Decentralized finance (DeFi) has staged one of its quieter recoveries.
Total value locked has climbed back above $130 billion in mid-2026 — close to levels last seen before the rate-tightening cycle crushed risk appetite in 2022 and 2023. On the surface, the sector looks healthy.
But TVL is a forgiving metric.
It rises with asset prices. It flatters protocols that attract idle capital. And it says almost nothing about who is actually generating cash.
Look instead at where protocol fees are accumulating, which sectors are taking share, and how that distribution has shifted over the past 18 months — and a more complicated picture emerges.
One that matters for anyone trying to understand whether DeFi's recovery is structural or statistical.
TL;DR
- DeFi TVL has recovered past $130 billion in 2026, but over 60% of that capital sits in just three protocol categories: liquid staking, lending, and DEX infrastructure.
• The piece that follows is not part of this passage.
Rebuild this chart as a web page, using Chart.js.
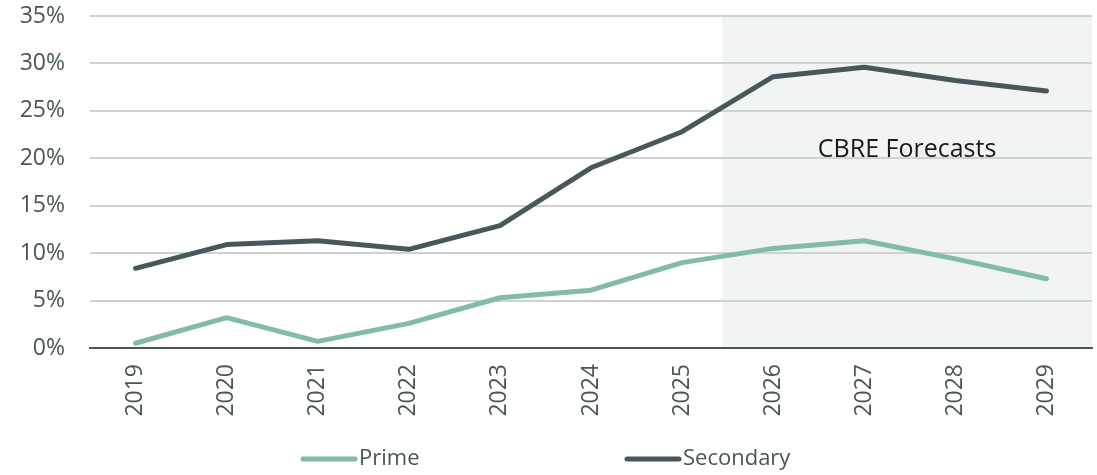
<!DOCTYPE html>
<html lang="en">
<head>
    <meta charset="UTF-8">
    <title>Prime vs Secondary</title>
    <script src="https://cdn.jsdelivr.net/npm/chart.js@4/dist/chart.umd.min.js"></script>
    <style>
        body { margin: 0; background: #fff; }
        #wrap { width: 1097px; height: 475px; }
    </style>
</head>
<body>
    <div id="wrap"><canvas id="myChart"></canvas></div>

    <script type="text/javascript">
        var years = ["2019", "2020", "2021", "2022", "2023", "2024", "2025", "2026", "2027", "2028", "2029"];
        var prime = [0.5, 3.2, 0.7, 2.6, 5.3, 6.1, 9.0, 10.5, 11.3, 9.4, 7.3];
        var secondary = [8.4, 10.9, 11.3, 10.4, 12.9, 19.0, 22.8, 28.6, 29.6, 28.2, 27.1];
        var yTicks = [0, 5, 10, 15, 20, 25, 30, 35];
        var forecastFrom = "2026";
        var forecastLabel = "CBRE Forecasts";

        var FONT = "'Open Sans', sans-serif";
        var GREY = '#4a5558';

        function forecastLeft(chart) {
            var x = chart.scales.x;
            var i = years.indexOf(forecastFrom);
            var step = x.getPixelForValue(1) - x.getPixelForValue(0);
            return x.getPixelForValue(i) - step * 0.56;
        }

        // grey box behind the forecast years, with its caption
        var forecastBox = {
            id: 'forecastBox',
            beforeDraw: function (chart) {
                var ctx = chart.ctx, area = chart.chartArea;
                var left = forecastLeft(chart);
                ctx.save();
                ctx.fillStyle = '#f2f4f3';
                ctx.fillRect(left, area.top, area.right - left, area.bottom - area.top);
                ctx.restore();
            },
            afterDatasetsDraw: function (chart) {
                var ctx = chart.ctx, area = chart.chartArea;
                var left = forecastLeft(chart);
                ctx.save();
                ctx.fillStyle = '#1a1a1a';
                ctx.font = '25px ' + FONT;
                ctx.textAlign = 'center';
                ctx.textBaseline = 'middle';
                ctx.fillText(forecastLabel, (left + area.right) / 2, chart.scales.y.getPixelForValue(20.9));
                ctx.restore();
            }
        };

        // simple line legend along the bottom
        var bottomLegend = {
            id: 'bottomLegend',
            afterDraw: function (chart) {
                var ctx = chart.ctx;
                var starts = [303, 627];
                var yy = 459;
                ctx.save();
                ctx.font = '22px ' + FONT;
                ctx.textBaseline = 'middle';
                chart.data.datasets.forEach(function (ds, k) {
                    ctx.strokeStyle = ds.borderColor;
                    ctx.lineWidth = 5;
                    ctx.lineCap = 'round';
                    ctx.beginPath();
                    ctx.moveTo(starts[k], yy);
                    ctx.lineTo(starts[k] + 52, yy);
                    ctx.stroke();
                    ctx.fillStyle = GREY;
                    ctx.fillText(ds.label, starts[k] + 56, yy);
                });
                ctx.restore();
            }
        };

        var ctx = document.getElementById('myChart').getContext('2d');
        var chart = new Chart(ctx, {
            type: 'line',
            data: {
                labels: years,
                datasets: [{
                    label: "Prime",
                    borderColor: '#82bbac',
                    data: prime
                }, {
                    label: "Secondary",
                    borderColor: '#485759',
                    data: secondary
                }]
            },
            options: {
                responsive: true,
                maintainAspectRatio: false,
                animation: false,
                layout: { autoPadding: false, padding: { left: 20, right: 5, top: 16, bottom: 44 } },
                elements: {
                    line: { borderWidth: 5, tension: 0, borderCapStyle: 'round', borderJoinStyle: 'round' },
                    point: { radius: 0 }
                },
                plugins: {
                    legend: { display: false },
                    tooltip: { enabled: false }
                },
                scales: {
                    x: {
                        offset: true,
                        grid: { display: false, drawTicks: false },
                        border: { color: GREY, width: 2 },
                        ticks: {
                            color: GREY,
                            font: { family: FONT, size: 23 },
                            minRotation: 90,
                            maxRotation: 90,
                            padding: 16
                        },
                        afterFit: function (axis) {
                            axis.height = 83;
                            axis.paddingLeft = 0;
                            axis.paddingRight = 0;
                        }
                    },
                    y: {
                        min: 0,
                        max: 35,
                        afterBuildTicks: function (axis) {
                            axis.ticks = yTicks.map(function (v) { return { value: v }; });
                        },
                        grid: { color: '#cdd3d3', lineWidth: 2, drawTicks: false },
                        border: { display: false },
                        ticks: {
                            color: GREY,
                            font: { family: FONT, size: 23 },
                            padding: 25,
                            callback: function (v) { return v + '%'; }
                        },
                        afterFit: function (axis) {
                            axis.width = 70;
                            axis.paddingTop = 0;
                            axis.paddingBottom = 0;
                        }
                    }
                }
            },
            plugins: [forecastBox, bottomLegend]
        });
    </script>
</body>
</html>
- Protocol fee revenue is concentrating faster than TVL, with the top five revenue-generating protocols capturing a growing majority of all DeFi fees.
- Derivatives and real-world asset protocols are the fastest-growing revenue categories in 2026, while pure AMM fee income has compressed significantly as competition intensified.
- Standard Chartered's forecast of $2.7 trillion DeFi TVL by 2030 implies a roughly 20x expansion from current levels, achievable only if institutional capital and tokenized assets enter at scale.
- The gap between protocols that attract TVL and protocols that generate revenue is widening, which has significant implications for token valuations built on fee-sharing assumptions.
TVL Is Back, But What It Measures Has Changed
When DeFi TVL peaked near $180 billion in late 2021, the composition of that number was overwhelmingly speculative.
Yield farming incentives, recursive lending loops, and leveraged positions inflated locked capital well beyond what organic demand could sustain.
The collapse that followed — accelerated by Terra/Luna in May 2022 and FTX in November 2022 — stripped roughly $150 billion from the sector in under 12 months.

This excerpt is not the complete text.